Voicebox represents a breakthrough for AI speech generation and could unlock many useful applications. The model’s ability to perform well across languages and tasks could make speech translation and audio editing much more seamless. Voicebox could also generate more natural-sounding speech for virtual assistants and characters in games or films.

When you first hear Voicebox in action, it is easy to be impressed by the seeming magic of its technological capabilities. But soon that excitement is grounded by an unsettling feeling - that our society is not currently equipped to handle a technology of this potency responsibly.

The risks of manipulated audio are real and concerning. Meta’s decision not to release Voicebox's code or model right now is prudent. Generative speech models may transform communication, but they also introduce risks that require proactive management that we need to stay ahead of. Here are five critical questions I would encourage readers to consider:

  1. Ethical use: How can we ensure that powerful tools like Voicebox are used ethically?

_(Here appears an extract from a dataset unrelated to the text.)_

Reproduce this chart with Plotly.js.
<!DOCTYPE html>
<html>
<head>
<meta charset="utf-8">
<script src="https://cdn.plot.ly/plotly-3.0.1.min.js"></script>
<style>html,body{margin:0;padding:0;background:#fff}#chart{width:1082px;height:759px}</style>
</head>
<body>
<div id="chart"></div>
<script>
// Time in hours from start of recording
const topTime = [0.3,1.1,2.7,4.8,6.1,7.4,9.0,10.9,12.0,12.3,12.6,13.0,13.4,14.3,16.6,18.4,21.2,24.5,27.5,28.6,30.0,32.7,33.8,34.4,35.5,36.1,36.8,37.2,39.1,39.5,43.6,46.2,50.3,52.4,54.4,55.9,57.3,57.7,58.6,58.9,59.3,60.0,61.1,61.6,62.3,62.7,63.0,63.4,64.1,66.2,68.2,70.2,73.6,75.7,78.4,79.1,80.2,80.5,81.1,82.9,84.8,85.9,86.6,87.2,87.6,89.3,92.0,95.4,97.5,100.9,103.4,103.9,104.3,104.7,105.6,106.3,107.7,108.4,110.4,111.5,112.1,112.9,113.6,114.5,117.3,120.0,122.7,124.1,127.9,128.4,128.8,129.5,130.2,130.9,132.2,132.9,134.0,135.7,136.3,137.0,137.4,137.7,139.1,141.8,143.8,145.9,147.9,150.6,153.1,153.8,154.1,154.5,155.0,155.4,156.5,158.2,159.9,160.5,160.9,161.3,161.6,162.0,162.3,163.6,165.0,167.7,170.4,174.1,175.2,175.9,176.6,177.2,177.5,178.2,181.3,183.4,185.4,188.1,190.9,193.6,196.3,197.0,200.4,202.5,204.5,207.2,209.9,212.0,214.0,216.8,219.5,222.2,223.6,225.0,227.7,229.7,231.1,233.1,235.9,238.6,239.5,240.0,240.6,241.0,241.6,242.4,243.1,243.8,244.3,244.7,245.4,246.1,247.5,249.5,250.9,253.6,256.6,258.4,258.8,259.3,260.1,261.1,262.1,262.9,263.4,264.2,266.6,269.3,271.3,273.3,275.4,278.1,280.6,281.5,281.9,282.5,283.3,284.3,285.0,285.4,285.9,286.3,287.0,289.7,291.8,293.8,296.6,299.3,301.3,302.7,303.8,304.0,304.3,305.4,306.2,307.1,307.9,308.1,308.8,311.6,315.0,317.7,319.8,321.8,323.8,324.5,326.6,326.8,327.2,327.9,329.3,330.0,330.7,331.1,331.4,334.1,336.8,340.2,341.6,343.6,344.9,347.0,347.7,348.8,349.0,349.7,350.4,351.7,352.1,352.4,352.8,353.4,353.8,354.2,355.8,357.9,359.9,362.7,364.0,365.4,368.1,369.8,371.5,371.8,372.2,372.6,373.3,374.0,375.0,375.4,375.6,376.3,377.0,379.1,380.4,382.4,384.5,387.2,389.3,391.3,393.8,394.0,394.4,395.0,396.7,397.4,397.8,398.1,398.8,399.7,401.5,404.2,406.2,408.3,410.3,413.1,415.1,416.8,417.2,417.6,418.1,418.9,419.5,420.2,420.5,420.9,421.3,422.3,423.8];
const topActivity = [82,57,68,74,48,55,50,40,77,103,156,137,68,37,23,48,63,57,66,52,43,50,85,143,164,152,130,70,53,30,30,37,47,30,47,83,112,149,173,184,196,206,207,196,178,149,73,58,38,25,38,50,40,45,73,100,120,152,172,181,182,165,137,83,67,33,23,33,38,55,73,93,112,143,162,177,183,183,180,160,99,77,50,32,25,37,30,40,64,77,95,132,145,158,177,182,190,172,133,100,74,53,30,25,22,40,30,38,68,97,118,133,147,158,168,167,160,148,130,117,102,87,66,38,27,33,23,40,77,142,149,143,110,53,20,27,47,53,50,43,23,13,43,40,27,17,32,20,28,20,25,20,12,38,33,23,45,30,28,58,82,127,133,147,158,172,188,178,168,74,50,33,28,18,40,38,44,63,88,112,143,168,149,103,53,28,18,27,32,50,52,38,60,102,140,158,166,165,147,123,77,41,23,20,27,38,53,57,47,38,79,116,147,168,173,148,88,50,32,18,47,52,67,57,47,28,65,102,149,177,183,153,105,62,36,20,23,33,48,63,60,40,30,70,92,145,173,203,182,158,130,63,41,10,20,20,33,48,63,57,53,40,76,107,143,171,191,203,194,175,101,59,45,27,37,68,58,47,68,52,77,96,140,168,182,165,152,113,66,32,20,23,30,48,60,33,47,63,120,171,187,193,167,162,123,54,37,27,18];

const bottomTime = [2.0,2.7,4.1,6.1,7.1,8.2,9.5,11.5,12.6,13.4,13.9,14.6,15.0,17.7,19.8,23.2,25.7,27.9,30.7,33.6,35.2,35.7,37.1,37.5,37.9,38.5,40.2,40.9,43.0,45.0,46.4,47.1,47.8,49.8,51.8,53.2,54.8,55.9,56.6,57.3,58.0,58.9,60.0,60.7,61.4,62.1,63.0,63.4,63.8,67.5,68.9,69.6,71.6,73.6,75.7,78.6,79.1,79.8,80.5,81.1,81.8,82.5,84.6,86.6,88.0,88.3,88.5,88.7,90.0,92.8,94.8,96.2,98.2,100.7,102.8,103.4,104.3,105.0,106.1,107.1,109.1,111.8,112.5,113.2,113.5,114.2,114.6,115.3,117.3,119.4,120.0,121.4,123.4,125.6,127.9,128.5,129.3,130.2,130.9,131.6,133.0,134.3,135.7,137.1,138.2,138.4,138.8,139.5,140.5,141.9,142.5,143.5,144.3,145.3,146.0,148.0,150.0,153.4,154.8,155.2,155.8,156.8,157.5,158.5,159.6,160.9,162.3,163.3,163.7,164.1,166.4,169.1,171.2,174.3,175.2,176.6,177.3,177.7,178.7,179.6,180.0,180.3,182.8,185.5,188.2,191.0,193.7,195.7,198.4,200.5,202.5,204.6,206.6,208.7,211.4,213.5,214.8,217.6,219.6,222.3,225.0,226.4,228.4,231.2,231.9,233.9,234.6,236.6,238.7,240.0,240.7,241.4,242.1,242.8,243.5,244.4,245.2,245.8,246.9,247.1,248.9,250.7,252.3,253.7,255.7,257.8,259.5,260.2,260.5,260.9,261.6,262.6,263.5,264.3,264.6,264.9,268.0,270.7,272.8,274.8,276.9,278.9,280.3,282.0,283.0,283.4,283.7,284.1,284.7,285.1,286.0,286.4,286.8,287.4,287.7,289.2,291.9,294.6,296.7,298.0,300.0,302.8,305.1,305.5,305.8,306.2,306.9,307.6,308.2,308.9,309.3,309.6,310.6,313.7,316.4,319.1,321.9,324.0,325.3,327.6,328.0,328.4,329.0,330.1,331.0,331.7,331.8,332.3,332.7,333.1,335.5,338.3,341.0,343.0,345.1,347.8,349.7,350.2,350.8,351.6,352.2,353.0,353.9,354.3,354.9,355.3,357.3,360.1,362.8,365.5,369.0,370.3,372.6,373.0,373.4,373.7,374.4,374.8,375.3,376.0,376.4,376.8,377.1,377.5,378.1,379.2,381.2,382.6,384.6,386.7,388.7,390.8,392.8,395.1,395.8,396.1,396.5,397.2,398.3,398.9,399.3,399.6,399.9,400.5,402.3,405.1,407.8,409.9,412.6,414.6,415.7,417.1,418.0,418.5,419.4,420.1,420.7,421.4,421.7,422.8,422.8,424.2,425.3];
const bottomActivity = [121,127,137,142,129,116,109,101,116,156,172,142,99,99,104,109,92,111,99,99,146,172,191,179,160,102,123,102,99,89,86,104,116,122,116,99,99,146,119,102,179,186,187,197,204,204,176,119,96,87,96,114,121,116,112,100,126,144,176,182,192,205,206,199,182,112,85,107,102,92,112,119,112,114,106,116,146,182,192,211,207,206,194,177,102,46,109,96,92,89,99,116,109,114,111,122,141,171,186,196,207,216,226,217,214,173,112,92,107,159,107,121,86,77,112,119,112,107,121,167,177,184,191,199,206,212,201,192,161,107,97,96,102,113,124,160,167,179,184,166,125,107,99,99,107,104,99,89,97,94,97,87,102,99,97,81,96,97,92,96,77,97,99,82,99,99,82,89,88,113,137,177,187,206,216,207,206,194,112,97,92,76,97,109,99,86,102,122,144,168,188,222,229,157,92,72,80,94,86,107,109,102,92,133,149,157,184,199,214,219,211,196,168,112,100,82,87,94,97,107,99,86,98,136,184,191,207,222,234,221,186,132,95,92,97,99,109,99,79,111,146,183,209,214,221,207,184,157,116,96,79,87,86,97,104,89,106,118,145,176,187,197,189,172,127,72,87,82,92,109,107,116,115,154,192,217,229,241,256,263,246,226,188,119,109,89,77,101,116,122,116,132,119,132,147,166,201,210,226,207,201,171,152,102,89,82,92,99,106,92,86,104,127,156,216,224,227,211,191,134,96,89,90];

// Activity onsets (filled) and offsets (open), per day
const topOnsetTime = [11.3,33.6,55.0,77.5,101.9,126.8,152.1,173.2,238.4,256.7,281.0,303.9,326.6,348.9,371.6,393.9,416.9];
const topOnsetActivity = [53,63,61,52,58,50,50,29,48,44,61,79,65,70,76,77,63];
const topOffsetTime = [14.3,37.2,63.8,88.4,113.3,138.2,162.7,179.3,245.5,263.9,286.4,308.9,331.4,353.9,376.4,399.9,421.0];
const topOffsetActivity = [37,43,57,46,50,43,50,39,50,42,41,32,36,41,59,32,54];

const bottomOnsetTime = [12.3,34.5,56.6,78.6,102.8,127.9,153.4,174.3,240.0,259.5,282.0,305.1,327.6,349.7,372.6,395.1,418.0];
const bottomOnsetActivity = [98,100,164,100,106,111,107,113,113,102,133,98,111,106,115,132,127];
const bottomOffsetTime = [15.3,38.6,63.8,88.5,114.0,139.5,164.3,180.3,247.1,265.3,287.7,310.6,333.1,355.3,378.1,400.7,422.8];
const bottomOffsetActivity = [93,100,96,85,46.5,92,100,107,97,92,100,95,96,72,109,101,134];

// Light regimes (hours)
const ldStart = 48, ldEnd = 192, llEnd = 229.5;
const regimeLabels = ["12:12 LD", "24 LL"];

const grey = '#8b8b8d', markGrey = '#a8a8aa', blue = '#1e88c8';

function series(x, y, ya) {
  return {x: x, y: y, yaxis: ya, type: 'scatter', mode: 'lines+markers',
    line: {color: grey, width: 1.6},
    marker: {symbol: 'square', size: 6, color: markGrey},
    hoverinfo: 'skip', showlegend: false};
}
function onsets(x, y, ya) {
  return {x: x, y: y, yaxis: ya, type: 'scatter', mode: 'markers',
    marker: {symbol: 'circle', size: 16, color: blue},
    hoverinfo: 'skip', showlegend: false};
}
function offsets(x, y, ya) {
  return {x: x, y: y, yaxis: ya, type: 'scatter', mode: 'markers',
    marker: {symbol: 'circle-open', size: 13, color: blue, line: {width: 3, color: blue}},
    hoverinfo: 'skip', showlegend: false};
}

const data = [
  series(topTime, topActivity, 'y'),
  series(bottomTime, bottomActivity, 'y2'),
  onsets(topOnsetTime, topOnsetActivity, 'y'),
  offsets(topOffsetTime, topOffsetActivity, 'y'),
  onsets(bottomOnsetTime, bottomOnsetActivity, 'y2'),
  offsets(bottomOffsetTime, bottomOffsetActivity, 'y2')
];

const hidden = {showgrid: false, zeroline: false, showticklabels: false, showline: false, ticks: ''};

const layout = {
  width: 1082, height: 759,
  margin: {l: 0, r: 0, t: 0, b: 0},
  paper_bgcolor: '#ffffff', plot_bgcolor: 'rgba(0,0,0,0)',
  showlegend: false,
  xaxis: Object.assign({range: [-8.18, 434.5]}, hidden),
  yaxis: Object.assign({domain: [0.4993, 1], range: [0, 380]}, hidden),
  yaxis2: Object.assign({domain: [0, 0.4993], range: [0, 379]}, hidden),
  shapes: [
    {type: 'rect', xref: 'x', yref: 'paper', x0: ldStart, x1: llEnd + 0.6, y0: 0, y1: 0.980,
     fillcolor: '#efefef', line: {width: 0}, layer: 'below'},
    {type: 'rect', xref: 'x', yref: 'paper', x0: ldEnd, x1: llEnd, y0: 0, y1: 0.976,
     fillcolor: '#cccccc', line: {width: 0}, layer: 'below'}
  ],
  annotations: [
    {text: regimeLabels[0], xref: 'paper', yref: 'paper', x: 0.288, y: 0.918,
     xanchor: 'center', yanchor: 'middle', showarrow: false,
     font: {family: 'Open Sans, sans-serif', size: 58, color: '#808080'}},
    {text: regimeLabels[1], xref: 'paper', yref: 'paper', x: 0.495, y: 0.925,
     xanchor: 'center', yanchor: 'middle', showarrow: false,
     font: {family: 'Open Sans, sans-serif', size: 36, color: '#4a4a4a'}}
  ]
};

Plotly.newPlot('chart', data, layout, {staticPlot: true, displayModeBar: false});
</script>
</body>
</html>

What guidelines should be put in place to prevent misuse?
  2. Accessibility: How can we leverage the potential of Voicebox to make communication more accessible to people with speech impairments or language barriers?
  3. Authenticity: With the advent of AI that can mimic human speech so convincingly, how do we define and preserve the authenticity of human communication?
  4. Privacy: Given that Voicebox can replicate speech styles, what are the implications for privacy and consent? How can we ensure the rights of individuals are respected when their voice or speech style could potentially be replicated?
  5. Regulation: Should technology like this be regulated? If so, how? What role should governments, corporations, and individuals play in this process?